REQUIRED WORK: How many lines of these entries hold the string "matplotlib"? Reply with the number alone.

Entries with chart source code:
+---+

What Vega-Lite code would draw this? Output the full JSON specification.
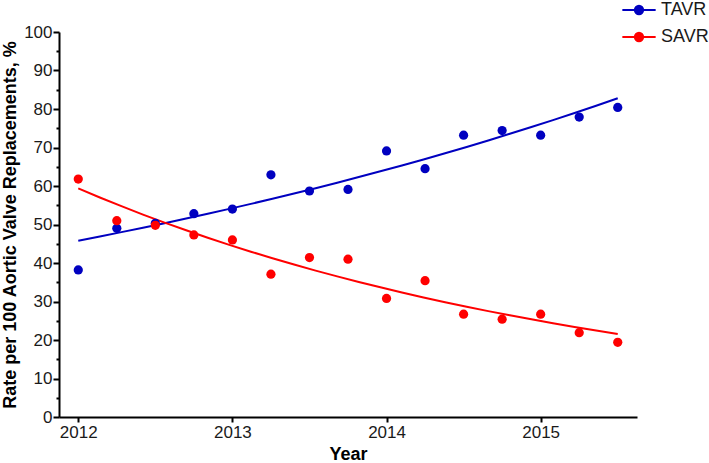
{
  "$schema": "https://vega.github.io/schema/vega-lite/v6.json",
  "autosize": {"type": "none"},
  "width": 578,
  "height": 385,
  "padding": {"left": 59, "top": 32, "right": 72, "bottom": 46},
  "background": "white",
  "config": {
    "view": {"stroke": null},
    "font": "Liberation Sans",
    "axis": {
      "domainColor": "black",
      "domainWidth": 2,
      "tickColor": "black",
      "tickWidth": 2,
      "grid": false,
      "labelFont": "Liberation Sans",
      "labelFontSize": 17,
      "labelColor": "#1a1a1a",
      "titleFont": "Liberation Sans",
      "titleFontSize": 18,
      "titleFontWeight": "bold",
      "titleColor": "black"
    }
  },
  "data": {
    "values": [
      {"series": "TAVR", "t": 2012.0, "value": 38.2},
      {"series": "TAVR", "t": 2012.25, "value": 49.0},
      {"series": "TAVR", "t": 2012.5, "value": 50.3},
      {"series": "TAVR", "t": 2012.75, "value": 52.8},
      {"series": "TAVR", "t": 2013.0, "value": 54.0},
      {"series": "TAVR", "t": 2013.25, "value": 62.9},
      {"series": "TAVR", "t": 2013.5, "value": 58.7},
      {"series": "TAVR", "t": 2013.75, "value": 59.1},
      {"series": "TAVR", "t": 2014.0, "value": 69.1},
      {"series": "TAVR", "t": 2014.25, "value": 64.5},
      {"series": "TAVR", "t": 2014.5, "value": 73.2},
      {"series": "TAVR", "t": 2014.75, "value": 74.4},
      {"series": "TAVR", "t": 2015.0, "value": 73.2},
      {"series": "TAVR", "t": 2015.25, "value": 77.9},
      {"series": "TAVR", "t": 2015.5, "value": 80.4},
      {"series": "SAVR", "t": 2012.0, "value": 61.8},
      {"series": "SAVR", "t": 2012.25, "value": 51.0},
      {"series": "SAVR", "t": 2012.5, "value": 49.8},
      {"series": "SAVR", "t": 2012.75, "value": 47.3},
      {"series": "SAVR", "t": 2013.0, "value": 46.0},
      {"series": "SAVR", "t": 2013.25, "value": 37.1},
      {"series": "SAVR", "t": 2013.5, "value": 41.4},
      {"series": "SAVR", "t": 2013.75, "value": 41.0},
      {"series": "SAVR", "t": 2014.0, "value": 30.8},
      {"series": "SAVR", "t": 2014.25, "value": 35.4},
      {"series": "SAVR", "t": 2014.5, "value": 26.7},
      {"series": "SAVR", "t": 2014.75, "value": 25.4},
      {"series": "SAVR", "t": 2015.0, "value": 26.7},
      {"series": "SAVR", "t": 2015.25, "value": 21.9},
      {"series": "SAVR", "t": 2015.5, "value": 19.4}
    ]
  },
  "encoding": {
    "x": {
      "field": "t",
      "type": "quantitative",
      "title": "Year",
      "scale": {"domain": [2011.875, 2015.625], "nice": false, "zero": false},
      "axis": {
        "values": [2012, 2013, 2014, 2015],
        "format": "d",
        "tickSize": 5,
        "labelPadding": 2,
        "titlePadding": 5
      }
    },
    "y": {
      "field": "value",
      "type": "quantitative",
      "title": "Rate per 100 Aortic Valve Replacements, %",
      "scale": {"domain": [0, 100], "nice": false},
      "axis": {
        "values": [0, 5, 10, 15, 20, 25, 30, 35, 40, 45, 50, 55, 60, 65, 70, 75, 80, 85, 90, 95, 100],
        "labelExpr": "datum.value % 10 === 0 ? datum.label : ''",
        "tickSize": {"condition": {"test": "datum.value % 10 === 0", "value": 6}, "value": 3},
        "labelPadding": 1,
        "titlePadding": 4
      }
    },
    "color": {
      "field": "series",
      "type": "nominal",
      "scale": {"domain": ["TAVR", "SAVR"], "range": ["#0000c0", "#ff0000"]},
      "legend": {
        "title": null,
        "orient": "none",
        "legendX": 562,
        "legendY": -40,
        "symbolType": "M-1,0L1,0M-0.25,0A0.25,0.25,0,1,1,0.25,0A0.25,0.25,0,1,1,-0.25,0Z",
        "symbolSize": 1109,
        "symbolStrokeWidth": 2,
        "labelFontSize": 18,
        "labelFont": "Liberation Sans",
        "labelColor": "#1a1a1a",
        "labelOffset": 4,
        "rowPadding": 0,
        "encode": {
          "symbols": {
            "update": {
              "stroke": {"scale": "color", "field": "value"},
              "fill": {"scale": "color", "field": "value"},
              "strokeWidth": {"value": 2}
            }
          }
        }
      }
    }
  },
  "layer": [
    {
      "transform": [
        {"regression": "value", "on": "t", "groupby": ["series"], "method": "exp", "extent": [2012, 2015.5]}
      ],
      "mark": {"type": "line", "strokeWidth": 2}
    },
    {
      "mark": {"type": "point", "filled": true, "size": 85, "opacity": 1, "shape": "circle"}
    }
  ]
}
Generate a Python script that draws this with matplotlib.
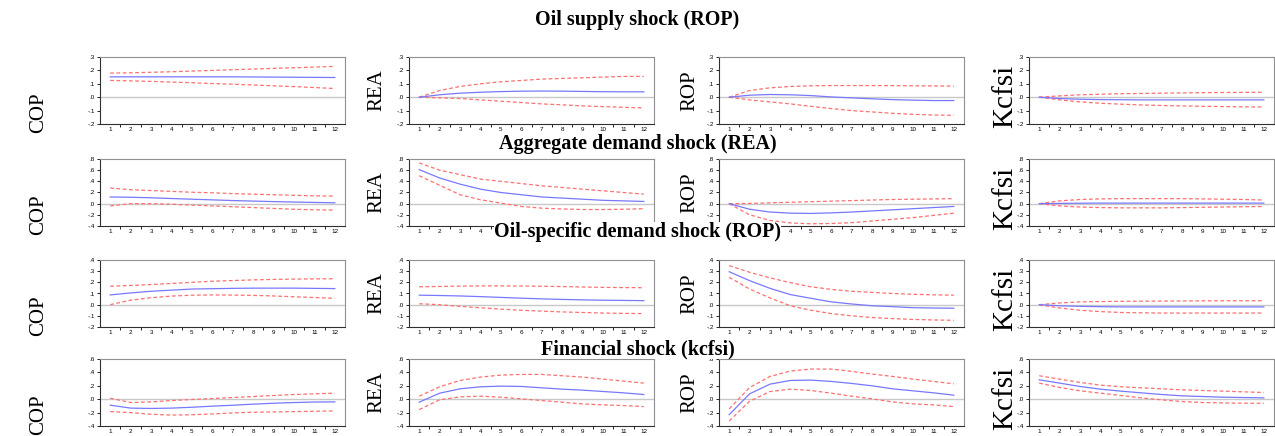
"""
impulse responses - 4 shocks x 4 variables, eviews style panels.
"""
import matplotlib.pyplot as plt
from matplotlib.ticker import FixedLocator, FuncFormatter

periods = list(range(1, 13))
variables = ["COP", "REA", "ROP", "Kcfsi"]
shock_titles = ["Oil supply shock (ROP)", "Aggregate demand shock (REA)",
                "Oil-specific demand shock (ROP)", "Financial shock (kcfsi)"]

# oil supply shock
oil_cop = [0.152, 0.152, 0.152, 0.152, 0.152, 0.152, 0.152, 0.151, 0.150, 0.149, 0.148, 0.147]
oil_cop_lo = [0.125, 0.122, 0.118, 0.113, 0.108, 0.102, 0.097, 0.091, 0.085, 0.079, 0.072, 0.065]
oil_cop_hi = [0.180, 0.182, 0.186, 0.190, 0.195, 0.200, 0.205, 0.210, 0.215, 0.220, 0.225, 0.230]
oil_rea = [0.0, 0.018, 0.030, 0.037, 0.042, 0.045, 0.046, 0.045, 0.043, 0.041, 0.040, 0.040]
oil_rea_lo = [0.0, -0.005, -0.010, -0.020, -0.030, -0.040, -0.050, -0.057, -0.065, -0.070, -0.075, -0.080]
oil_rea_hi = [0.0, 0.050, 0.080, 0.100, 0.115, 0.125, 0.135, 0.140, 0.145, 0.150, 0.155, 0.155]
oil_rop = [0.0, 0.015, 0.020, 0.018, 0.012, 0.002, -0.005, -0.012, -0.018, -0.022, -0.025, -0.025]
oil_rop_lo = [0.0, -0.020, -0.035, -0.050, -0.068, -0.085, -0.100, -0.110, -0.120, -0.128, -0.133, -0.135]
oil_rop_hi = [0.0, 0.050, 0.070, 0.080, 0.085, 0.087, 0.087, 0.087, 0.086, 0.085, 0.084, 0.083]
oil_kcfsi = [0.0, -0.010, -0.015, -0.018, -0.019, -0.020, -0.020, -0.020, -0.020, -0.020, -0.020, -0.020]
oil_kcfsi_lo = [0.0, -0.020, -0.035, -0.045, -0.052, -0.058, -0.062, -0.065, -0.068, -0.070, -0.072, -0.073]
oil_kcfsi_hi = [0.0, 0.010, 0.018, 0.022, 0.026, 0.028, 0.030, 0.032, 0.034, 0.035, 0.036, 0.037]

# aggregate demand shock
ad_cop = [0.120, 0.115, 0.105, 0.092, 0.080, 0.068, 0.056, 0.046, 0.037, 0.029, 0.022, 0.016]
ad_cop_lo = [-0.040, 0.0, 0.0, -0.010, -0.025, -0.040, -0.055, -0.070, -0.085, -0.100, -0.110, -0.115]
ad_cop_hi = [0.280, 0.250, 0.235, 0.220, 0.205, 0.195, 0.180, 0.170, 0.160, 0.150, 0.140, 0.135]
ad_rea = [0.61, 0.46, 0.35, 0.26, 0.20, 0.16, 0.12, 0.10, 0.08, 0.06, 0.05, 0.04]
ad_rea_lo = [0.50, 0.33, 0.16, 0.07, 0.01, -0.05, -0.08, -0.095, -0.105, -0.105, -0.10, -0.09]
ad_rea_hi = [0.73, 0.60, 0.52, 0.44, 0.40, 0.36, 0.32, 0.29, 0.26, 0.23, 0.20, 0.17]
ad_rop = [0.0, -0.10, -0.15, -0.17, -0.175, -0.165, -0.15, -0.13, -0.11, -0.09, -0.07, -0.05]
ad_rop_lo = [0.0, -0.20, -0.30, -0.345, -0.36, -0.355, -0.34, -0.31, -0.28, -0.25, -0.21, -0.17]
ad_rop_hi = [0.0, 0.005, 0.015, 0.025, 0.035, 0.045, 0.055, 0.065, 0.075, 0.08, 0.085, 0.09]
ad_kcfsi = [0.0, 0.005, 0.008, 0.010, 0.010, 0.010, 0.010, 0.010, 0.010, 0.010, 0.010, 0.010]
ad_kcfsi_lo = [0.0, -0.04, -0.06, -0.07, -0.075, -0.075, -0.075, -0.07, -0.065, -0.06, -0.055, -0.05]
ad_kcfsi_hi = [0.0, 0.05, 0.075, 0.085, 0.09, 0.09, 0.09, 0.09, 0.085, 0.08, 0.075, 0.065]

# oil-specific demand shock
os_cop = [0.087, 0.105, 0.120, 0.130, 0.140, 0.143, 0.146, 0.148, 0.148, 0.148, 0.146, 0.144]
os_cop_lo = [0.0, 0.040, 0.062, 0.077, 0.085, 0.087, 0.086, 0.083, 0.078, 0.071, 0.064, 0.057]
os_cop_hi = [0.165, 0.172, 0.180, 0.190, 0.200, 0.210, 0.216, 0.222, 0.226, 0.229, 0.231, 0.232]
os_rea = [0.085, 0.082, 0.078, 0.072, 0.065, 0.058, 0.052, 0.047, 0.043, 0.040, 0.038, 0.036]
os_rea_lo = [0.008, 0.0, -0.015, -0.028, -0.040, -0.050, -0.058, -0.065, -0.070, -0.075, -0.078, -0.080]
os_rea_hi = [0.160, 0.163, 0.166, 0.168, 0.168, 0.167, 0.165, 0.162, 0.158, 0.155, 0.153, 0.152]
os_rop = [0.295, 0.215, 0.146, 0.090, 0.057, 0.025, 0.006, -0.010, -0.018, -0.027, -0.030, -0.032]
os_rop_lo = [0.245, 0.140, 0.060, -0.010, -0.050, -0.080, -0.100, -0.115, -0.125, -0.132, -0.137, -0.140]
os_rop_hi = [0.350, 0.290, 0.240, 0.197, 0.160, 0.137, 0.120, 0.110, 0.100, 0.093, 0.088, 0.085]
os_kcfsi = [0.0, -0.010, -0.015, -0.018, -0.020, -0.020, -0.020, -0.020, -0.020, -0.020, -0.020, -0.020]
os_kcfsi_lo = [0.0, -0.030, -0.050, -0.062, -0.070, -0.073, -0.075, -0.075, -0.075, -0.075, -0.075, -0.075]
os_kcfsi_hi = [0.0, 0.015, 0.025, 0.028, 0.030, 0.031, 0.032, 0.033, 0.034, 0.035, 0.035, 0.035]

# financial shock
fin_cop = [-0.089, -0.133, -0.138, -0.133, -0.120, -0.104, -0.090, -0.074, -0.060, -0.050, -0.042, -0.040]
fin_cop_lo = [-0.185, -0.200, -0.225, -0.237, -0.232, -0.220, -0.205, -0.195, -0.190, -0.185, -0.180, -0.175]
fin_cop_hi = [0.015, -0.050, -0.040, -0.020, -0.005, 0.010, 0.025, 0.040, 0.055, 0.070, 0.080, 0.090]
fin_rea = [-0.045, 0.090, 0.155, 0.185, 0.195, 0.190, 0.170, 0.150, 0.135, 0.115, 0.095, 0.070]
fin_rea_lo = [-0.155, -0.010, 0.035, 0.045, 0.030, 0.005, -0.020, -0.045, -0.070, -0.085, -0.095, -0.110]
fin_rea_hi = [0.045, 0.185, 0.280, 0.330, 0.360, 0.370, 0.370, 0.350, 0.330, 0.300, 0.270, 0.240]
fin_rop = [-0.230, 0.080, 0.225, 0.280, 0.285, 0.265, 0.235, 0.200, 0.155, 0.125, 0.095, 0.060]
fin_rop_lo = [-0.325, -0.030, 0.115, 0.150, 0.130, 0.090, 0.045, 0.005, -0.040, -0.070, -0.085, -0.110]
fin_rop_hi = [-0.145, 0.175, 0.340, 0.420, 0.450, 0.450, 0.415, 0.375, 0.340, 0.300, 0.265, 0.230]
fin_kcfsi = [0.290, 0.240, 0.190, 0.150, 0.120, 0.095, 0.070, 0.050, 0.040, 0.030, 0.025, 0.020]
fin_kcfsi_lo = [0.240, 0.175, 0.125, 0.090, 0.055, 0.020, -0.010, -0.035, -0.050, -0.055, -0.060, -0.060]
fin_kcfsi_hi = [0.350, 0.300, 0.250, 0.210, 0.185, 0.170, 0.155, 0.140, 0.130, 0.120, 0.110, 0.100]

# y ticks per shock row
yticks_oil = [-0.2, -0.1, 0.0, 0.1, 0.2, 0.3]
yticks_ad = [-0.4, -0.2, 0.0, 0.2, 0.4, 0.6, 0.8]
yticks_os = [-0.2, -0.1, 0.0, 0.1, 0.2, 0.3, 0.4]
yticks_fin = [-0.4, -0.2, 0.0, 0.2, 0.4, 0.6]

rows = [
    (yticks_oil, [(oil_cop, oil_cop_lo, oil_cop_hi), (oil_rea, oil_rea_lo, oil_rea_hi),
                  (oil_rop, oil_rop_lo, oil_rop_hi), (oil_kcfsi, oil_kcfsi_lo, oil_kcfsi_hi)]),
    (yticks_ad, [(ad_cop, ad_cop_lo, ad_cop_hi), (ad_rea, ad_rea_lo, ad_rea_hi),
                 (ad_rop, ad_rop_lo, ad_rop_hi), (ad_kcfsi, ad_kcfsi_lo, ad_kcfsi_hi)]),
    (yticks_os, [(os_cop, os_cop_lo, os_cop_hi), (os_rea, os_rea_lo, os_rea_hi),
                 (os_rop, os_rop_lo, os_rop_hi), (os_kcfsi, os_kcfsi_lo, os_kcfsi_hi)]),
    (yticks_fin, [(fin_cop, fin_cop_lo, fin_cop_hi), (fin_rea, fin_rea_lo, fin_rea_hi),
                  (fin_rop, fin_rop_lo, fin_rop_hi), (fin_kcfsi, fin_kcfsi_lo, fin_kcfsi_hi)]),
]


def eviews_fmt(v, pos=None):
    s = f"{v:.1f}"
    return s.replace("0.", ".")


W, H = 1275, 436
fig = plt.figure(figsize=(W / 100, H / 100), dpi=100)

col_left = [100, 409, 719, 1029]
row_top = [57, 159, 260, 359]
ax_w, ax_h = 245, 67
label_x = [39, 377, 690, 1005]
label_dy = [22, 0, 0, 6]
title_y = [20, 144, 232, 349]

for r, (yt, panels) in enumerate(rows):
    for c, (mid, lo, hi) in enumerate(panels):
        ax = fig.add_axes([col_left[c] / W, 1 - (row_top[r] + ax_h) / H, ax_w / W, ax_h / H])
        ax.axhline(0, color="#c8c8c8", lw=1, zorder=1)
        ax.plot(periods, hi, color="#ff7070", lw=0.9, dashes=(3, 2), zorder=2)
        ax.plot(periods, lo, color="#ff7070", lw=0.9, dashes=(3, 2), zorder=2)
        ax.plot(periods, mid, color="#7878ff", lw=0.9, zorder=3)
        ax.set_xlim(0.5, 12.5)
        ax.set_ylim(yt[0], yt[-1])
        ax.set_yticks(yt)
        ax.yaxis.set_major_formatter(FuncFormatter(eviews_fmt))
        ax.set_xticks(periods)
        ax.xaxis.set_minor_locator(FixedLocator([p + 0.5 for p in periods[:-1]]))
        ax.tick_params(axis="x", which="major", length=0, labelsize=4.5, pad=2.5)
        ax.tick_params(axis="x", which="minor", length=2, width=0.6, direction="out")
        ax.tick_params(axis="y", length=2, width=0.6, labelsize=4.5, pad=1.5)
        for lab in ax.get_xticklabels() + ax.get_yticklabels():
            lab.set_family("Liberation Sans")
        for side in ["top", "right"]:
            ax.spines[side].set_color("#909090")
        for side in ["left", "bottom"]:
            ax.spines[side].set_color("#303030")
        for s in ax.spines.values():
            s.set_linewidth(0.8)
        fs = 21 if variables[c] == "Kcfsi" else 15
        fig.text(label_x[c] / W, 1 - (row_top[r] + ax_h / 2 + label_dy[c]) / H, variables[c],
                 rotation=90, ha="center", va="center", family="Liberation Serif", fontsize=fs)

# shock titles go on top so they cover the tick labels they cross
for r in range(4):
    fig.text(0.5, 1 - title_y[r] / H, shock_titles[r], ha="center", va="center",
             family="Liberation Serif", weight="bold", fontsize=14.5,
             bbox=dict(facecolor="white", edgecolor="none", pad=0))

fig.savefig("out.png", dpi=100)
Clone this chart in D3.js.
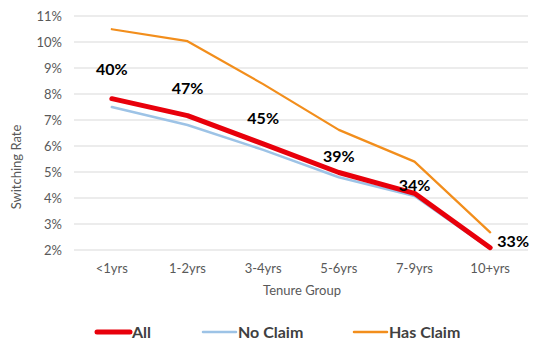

+---+

WRITTEN ANSWER: 3